:: Extracted records ::

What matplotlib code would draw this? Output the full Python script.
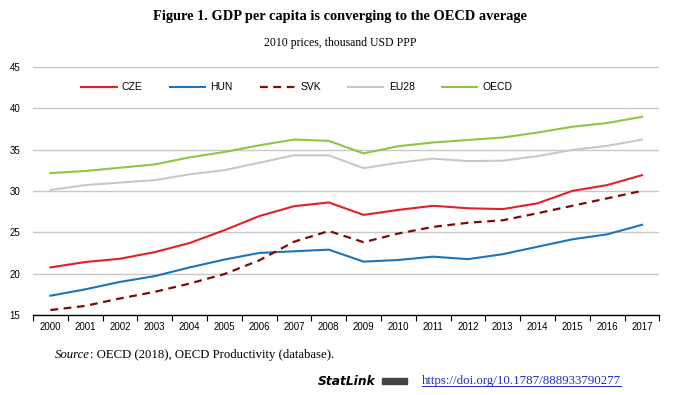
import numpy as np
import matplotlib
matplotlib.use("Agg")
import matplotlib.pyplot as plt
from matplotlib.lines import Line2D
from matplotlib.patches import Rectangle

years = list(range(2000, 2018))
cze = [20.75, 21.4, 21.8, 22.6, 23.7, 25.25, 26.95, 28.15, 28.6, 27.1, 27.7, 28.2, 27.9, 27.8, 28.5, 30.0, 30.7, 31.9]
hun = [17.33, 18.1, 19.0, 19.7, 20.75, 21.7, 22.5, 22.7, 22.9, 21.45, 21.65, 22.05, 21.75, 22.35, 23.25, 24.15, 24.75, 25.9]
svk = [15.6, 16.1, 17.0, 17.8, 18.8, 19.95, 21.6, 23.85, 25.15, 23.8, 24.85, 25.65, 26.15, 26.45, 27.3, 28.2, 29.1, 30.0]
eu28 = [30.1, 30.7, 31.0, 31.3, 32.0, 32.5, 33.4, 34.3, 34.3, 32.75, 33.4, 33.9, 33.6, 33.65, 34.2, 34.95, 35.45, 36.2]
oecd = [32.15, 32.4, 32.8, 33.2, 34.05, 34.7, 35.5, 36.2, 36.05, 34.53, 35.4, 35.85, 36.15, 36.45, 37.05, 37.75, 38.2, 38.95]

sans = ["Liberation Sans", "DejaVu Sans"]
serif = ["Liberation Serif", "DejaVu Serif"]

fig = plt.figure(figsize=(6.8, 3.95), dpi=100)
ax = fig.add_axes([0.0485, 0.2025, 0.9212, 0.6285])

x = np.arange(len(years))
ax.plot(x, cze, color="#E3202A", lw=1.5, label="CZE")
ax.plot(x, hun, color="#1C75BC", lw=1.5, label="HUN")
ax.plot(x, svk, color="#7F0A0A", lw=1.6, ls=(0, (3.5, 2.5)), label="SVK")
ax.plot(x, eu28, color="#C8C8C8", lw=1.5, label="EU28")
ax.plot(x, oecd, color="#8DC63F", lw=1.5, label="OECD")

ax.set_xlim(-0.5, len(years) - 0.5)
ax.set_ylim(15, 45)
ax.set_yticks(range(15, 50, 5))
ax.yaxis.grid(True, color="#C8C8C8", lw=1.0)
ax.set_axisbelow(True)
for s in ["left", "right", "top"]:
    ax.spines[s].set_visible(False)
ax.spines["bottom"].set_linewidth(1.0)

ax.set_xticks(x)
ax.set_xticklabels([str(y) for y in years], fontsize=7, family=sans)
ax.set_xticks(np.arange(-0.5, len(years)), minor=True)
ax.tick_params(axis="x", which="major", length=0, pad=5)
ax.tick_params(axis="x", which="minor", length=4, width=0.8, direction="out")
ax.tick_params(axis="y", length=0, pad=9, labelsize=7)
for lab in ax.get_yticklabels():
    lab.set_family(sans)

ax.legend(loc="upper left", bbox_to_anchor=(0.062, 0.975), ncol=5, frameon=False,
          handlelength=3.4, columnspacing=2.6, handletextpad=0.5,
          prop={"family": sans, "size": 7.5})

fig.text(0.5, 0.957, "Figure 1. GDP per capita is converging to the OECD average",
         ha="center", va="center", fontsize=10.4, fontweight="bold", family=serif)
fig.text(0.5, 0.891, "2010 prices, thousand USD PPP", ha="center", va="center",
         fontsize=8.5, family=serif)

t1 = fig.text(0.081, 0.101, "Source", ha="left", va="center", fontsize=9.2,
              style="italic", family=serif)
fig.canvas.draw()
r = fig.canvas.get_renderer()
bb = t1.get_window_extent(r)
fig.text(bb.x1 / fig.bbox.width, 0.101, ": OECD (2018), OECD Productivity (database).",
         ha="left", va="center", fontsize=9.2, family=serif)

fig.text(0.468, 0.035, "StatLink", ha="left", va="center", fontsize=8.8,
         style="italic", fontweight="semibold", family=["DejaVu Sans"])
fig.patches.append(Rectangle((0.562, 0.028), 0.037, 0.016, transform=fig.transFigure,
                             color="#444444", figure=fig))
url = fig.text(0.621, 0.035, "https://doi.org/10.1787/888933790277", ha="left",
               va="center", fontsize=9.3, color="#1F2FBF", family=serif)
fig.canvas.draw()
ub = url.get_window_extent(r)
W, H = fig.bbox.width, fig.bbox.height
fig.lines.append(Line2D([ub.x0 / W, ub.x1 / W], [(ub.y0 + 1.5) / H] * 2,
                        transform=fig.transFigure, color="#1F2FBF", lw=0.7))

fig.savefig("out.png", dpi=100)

:::
:: Extracted records ::

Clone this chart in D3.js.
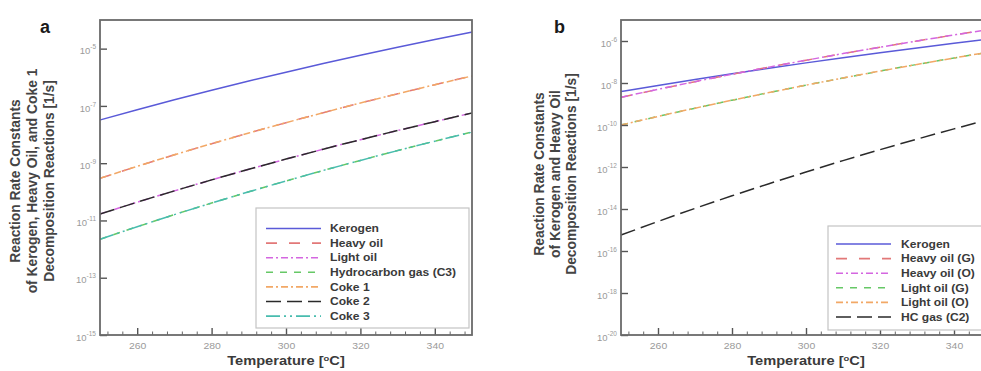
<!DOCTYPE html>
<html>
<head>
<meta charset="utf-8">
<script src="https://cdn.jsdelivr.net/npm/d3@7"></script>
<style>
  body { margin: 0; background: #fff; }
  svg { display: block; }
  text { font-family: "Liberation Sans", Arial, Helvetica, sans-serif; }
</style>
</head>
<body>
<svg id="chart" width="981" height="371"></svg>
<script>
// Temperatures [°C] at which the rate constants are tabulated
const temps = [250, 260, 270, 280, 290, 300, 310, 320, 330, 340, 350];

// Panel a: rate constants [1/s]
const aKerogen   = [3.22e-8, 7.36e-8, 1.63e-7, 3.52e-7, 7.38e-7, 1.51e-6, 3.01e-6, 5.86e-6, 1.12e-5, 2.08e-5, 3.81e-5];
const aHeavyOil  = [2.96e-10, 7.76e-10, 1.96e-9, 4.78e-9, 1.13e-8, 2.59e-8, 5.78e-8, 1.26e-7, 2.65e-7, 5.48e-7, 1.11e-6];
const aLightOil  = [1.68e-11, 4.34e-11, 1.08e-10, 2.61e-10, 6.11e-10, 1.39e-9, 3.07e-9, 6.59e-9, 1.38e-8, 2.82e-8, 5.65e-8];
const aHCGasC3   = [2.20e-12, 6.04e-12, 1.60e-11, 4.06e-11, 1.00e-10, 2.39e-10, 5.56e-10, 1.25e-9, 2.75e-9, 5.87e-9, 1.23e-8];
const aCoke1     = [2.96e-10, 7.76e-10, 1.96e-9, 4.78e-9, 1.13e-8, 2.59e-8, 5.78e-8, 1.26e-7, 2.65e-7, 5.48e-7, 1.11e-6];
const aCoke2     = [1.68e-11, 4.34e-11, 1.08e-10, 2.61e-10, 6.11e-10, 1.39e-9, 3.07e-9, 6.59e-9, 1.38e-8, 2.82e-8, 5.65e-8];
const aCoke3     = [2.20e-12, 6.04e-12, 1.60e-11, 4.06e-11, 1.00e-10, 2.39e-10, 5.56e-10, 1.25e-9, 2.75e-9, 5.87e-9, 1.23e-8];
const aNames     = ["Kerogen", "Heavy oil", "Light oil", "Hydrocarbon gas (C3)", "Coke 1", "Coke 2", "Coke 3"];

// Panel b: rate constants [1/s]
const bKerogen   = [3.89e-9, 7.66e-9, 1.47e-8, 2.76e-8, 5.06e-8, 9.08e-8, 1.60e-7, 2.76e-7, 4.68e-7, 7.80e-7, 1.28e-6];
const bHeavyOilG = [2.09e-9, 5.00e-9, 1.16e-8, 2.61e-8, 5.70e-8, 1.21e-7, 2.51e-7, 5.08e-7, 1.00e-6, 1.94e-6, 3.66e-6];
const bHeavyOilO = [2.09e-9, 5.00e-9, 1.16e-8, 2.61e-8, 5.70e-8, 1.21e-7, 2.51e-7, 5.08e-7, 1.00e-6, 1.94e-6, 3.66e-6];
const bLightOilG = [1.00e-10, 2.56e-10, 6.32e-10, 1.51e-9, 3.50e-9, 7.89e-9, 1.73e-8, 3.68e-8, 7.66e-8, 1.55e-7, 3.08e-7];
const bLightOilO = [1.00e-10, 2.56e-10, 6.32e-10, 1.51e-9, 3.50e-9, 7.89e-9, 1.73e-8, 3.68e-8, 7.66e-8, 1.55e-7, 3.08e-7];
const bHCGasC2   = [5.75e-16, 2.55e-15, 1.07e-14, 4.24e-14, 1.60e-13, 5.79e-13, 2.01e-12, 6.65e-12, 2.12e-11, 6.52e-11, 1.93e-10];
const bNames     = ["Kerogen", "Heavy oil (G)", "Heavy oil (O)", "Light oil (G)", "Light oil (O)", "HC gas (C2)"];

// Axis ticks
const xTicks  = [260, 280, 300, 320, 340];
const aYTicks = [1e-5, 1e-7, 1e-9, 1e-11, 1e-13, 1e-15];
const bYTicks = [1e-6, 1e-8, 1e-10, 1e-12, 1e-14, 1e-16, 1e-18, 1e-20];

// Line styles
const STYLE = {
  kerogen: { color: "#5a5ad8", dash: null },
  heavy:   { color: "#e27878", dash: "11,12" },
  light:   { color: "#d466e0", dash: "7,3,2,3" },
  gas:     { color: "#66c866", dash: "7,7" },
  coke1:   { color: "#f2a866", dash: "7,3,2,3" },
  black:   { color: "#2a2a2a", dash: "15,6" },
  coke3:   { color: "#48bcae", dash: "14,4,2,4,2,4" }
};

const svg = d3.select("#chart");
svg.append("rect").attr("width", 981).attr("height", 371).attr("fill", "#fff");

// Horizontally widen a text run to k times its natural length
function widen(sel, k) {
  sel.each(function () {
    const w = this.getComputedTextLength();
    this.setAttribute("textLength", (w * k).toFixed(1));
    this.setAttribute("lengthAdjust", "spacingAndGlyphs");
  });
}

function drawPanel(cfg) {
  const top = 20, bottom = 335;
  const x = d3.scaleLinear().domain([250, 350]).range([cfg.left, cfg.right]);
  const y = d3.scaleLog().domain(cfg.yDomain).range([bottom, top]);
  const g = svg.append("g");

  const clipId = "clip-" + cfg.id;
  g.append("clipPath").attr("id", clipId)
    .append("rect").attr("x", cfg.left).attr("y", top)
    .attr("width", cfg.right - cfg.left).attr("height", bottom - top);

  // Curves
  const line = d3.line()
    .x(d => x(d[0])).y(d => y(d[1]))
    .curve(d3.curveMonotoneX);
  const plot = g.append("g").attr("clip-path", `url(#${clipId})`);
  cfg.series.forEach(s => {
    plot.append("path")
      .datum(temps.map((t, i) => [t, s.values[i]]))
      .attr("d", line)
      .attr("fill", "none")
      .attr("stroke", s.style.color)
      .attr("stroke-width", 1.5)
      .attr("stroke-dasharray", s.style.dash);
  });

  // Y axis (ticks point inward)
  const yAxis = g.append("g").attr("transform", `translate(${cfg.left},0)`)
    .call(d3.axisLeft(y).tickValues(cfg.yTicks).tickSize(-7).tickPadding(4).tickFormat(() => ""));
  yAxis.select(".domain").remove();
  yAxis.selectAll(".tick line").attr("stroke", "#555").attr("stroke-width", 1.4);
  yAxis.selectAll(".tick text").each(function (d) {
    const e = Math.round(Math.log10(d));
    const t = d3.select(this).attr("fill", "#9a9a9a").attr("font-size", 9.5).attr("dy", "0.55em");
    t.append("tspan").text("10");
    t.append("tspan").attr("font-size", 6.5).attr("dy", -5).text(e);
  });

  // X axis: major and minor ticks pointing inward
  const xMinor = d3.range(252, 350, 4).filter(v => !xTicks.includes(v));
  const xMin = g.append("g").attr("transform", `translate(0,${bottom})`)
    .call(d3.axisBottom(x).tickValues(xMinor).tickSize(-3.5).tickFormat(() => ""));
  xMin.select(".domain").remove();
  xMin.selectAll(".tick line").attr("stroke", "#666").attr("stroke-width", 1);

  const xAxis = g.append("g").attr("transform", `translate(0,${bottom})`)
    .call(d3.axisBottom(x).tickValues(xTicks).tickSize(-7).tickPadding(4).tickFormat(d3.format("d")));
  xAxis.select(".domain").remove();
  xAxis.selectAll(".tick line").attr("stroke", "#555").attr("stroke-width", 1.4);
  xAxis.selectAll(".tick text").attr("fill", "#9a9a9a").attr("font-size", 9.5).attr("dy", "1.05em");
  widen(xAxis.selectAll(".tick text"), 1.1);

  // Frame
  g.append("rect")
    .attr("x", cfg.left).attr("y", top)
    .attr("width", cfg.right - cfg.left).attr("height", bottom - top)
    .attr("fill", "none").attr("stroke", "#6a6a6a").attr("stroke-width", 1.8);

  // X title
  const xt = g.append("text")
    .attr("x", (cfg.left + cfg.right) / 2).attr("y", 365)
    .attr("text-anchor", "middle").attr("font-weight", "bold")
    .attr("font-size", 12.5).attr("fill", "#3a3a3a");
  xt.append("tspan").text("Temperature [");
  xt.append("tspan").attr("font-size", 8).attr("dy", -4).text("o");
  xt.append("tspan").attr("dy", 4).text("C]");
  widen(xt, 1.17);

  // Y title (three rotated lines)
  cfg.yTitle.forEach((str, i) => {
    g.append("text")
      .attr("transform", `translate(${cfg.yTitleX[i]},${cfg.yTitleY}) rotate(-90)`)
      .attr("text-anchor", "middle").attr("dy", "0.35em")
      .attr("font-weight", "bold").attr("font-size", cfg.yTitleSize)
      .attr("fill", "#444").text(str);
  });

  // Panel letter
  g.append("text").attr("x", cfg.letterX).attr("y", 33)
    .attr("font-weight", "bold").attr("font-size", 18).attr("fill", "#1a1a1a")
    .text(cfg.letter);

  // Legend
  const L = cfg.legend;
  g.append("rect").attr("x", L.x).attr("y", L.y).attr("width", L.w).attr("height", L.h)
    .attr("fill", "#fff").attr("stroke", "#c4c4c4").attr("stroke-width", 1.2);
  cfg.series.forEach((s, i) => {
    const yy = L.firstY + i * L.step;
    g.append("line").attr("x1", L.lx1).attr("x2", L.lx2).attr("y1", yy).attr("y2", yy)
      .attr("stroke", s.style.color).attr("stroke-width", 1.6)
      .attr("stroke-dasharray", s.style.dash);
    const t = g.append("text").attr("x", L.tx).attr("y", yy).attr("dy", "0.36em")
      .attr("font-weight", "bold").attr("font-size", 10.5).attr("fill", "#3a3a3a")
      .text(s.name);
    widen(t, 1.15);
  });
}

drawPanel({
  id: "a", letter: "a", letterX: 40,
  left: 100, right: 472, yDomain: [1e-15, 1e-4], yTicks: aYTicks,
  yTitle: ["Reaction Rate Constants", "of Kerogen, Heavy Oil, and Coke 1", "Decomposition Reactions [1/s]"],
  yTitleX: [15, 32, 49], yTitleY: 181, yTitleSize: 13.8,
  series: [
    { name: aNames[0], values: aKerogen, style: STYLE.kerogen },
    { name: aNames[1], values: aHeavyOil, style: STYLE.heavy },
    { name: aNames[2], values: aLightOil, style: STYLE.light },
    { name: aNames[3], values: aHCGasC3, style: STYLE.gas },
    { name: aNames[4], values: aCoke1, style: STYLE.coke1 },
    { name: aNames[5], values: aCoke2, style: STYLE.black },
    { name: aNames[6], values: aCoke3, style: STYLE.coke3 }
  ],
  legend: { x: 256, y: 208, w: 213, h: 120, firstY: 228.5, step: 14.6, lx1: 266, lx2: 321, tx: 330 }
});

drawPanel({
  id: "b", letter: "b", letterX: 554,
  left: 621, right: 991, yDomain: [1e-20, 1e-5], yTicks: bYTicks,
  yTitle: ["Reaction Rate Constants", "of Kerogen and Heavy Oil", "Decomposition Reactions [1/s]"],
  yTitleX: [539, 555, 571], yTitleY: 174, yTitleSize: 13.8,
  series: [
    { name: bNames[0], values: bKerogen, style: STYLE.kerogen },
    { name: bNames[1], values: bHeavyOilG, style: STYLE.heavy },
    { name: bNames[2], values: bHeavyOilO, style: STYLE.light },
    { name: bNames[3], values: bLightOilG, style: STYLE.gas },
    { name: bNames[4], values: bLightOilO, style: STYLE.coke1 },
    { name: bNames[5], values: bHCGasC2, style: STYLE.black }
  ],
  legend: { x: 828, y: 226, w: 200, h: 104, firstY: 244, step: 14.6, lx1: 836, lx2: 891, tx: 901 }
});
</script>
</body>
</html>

:::

Challenge => Extract exactly, and only, the lines from the one with "What matplotlib code" to the one with "from matplotlib.patches import Rectangle", both ends counted. Leave the images behind.

Solution for this exercise =>
What matplotlib code would draw this? Output the full Python script.
import numpy as np
import matplotlib
matplotlib.use("Agg")
import matplotlib.pyplot as plt
from matplotlib.lines import Line2D
from matplotlib.patches import Rectangle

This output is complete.